Пришла странная мысль: "Нет никого, кто придет и спасет меня. Пусть хоть божьей твари сегодня повезет..."
Элиза осторожно, стараясь не сделать больно зверьку, положила ее себе на руку. Кошка замерла, то ли от ужаса, то ли смирившись с судьбой.
– Прохор, - громко и четко скомандовала она садовнику, - пусть пошлют за ветеринаром. Это звериный доктор, дворецкий должен знать. Я слыхала, Березин хороший специалист. Живо найти!
Прохор поклонился, закивал и кинулся к входу для слуг, передавать поручение.
Элиза вернулась к крыльцу, где ждала Бельская. Кавалергард-дама сделала шаг ей навстречу, качнув аксельбантом. Элиза заметила, что крепление шнура чуточку надорвано - кажется, это она и сделала, когда вцепилась в ее мундир и кричала о магах...

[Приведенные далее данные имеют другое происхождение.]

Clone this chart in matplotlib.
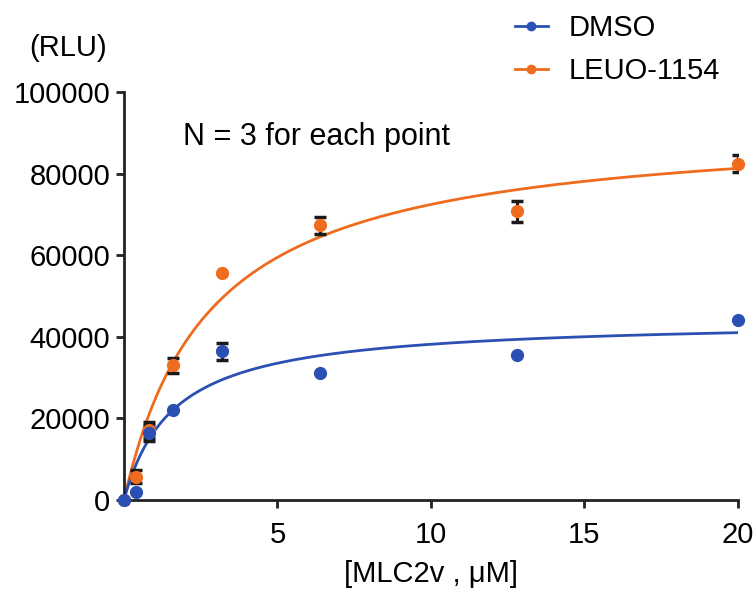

– Простите за аксельбант, - ядовито усмехнулась Элиза.
– Это, кажется, государственное преступление? Наша с папенькой семейная традиция...
– она была бы рада замолчать, но не могла остановиться.
– На этот раз оскорбление величества, да? Витой шнур - символ императорской власти, которую вы представляете?
– Ничего, Елизавета Павловна, - понимающе ответила Бельская.
– Забудьте об аксельбанте. Если кто-то в чем-то и виноват, то это я. Не уберегла... Я могу хоть что-то для вас сделать? Только скажите.
Элиза погладила кошку. Она был настолько тощая, что чувствовались все ребра и позвонки. Зверек вздрогнул, но убежать больше не пытался.
– Что бы нам попросить у императора, а, кошечка?
– прошептала Элиза, горько усмехнувшись, - полцарства? Принца в мужья?
Элиза подняла голову и посмотрела даме-кавалергарду в глаза.
– Вы вряд ли мне поможете, госпожа Бельская, - сказала она громко и отчетливо.
– А вот ваш коллега, на которого мой муж на самом деле работал, думаю, может. Если вы действительно хотите что-то сделать для меня - пусть он со мной встретится. И выполнит мою просьбу.
На кирпичной тумбе кружевного кованого забора сидел большой черно-белый кот в серебристом ошейнике. Кот с одобрением посмотрел на Элизу, баюкающую на руке покалеченную кошечку, потянулся, выпустив длинные когти, и спрыгнул на улицу.